Capabilities and Limitations
| Capability | Description |
|---|---|
| Reasoning | Strong technical and analytical reasoning for structured problem-solving tasks |
| Coding | Suitable for code generation, debugging, refactoring, and agentic software workflows |
| Creative Writing | General-purpose text generation; primarily optimized for code and reasoning rather than creative output |
| Multimodal | Text, image, and video input at the model level; text output |
| Context Window | Up to 128k tokens, subject to platform configuration |
| Max Output | Up to 32,768 tokens, subject to platform configuration |
| Tool Use | Native function calling and tool use support where enabled |
Known Limitations
- Specific capability availability may depend on the B.AI integration, provider support, plan settings, and rollout status.
- Video input, tool use, long-context limits, and other advanced capabilities require compatible platform configuration.

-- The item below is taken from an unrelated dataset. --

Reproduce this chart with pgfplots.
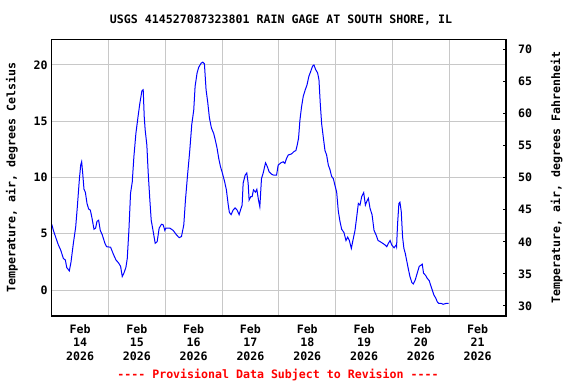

- Public evaluations, third-party comparisons, policy behavior, and implementation details may change over time, so they are not treated as fixed guarantees in this documentation.
Pricing
| Model | Input (Credits/Token) | Cache Write (Credits/Token) | Cache Read (Credits/Token) | Output (Credits/Token) | Web Search (Credits/Use) | Billing Notes |
|---|---|---|---|---|---|---|
| Qwen3.6-27B | 0.19 | 0.19 | 0.19 | 2.99 | - | Cache reads and writes are billed at the same rate. |
Prices shown in the documentation are B.AI standard reference prices for base billing purposes. B.AI may provide lower actual usage costs through top-up bonuses and account benefits. Specific prices, bonus Credits, and account benefits are subject to the platform display and final billing records.